**Given task:** Copy every line of the following data that includes the string "this".

**Provided data:**
+ + + +

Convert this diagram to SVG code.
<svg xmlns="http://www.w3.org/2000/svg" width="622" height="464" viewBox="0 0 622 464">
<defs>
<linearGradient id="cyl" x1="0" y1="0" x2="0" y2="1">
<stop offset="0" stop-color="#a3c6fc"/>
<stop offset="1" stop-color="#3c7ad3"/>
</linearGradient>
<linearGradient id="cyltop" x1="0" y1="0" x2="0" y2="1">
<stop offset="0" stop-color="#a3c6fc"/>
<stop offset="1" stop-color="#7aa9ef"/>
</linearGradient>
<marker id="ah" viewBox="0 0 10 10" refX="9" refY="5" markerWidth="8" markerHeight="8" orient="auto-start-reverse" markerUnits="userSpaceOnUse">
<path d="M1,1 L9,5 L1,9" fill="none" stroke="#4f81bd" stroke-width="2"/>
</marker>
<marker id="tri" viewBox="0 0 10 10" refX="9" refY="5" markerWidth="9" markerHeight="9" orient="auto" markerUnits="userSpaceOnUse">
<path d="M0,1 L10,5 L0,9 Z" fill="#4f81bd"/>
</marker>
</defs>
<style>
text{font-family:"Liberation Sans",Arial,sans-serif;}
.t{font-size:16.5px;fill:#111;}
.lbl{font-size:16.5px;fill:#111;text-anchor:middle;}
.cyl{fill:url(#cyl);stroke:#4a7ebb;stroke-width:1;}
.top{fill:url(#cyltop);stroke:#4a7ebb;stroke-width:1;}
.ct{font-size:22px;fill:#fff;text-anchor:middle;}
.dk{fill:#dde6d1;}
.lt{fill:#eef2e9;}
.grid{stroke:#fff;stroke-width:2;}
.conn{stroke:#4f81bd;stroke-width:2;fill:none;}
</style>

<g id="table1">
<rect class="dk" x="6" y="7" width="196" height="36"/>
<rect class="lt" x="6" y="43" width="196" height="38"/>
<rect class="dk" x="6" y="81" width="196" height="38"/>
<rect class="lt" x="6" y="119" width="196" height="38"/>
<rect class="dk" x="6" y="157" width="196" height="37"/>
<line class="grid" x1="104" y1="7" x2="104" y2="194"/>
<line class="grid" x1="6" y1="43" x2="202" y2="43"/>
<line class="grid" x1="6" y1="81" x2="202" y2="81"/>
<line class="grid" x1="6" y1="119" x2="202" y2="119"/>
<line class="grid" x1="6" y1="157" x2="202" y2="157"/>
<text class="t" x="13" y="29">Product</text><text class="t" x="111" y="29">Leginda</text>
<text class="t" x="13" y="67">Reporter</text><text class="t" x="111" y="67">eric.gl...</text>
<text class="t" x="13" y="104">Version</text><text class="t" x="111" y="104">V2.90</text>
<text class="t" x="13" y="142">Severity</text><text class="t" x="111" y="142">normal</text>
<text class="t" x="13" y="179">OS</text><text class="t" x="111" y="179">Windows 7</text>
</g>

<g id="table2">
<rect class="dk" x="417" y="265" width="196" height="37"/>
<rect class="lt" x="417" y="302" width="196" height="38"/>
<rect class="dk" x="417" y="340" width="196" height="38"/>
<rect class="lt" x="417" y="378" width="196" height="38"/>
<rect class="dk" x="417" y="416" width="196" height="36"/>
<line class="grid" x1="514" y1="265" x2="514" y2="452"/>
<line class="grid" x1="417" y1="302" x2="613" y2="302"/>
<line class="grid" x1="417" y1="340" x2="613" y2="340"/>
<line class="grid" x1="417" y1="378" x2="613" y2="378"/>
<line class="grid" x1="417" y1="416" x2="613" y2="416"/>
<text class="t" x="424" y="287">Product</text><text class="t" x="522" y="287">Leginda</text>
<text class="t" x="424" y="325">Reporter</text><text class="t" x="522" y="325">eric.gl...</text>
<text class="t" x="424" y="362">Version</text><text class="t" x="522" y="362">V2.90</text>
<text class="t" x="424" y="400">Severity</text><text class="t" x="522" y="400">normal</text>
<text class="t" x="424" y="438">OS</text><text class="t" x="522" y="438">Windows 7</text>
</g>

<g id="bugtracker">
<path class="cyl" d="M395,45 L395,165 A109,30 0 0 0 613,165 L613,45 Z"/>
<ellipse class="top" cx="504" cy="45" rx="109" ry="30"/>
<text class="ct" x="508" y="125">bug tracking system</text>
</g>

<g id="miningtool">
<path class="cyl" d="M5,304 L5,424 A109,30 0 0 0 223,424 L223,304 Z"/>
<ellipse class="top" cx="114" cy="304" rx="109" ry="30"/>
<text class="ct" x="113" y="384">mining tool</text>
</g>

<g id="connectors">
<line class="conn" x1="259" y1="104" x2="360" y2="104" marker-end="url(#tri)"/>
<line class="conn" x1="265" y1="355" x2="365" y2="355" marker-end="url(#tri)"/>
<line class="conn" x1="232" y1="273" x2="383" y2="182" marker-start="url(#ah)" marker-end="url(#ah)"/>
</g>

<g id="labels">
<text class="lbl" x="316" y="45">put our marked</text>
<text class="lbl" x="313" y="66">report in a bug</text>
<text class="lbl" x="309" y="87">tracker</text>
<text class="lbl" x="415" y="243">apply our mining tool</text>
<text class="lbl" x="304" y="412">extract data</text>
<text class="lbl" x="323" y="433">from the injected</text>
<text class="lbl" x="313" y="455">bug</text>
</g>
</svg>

+ + + +

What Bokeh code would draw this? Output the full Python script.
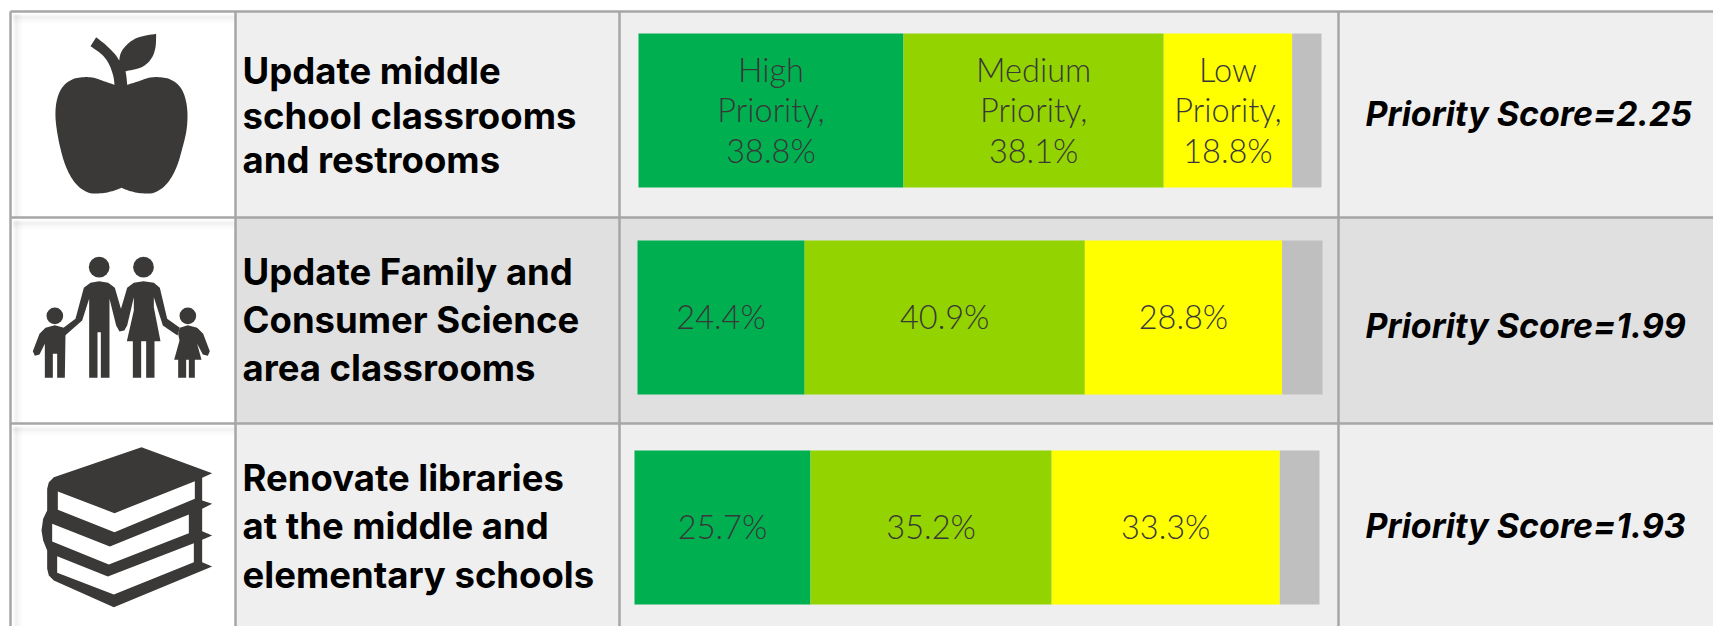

+ + + +

**Exercise result:**
Convert this diagram to SVG code.
What Bokeh code would draw this? Output the full Python script.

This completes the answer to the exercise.